Either way, it’s important to briefly examine some things you should be aware of before taking a loan from your retirement account.
First things first – the fact that you even have a workplace savings accounts is a great place to find yourself. It’s one of the best and most effective ways to save for your future. While your future may be looking bright financially, sometimes you have the need to borrow some money in the present. But is this a good idea?
Here are three things to examine:
- It’s Not Free Money, It’s a Loan – Taking money from your retirement plan is a loan, which means it must be repaid. This means you will have to add into your budget a recurring monthly expense until the loan is paid off. Be sure that your new monthly loan payments don’t take from the amount you are saving for retirement. Also, make sure you borrow only what’s necessary and pay it back as soon as possible.

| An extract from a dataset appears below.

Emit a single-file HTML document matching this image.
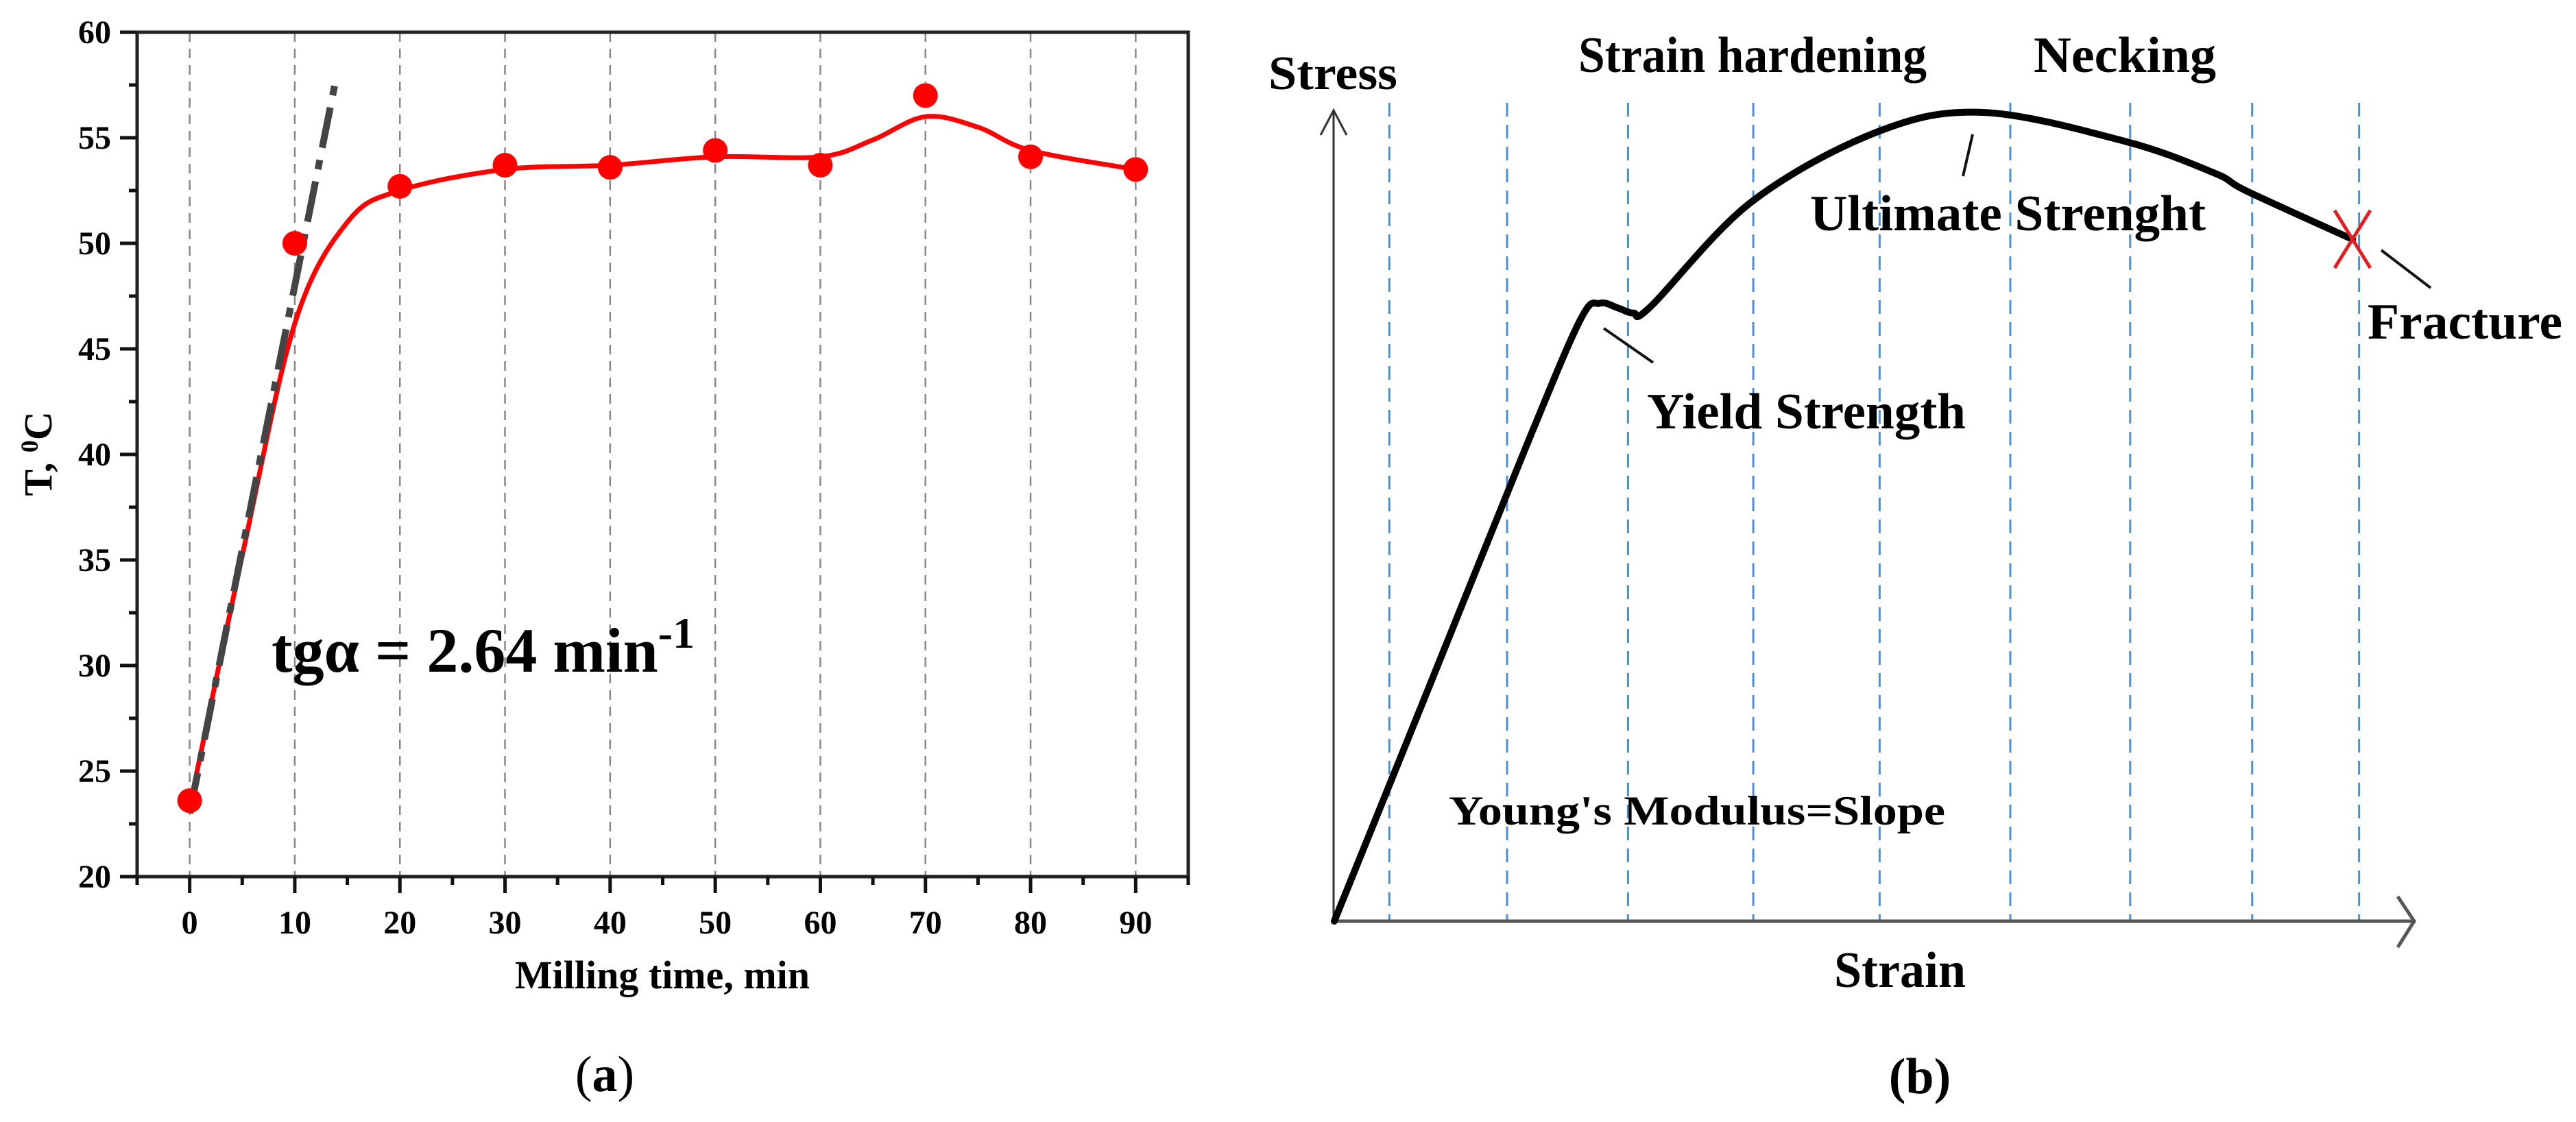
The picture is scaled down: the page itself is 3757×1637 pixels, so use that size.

- Money You Borrow Can No Longer Work for You – No matter how short the time, money taken out of your retirement account on loan isn’t collecting interest or dividends; it has no potential to benefit from a rising market. Forfeiting any potential compound interest down the road makes the impact of this loan greater than you might have anticipated.
- You’re On the Hook Even if You Leave Your Job – In the event you leave your current job, the loan goes with you and you must continue to make your monthly payments. If you don’t have the funds to pay it back, you can default on the loan and even possibly face a 10% penalty if you are under the age of 59 1/2 and owe income tax on the outstanding balance.
Bottom line, be sure you examine all alternative options before borrowing against your 401(k). In some cases it can be a lifeline, but there are often other cheaper options to consider before going this route.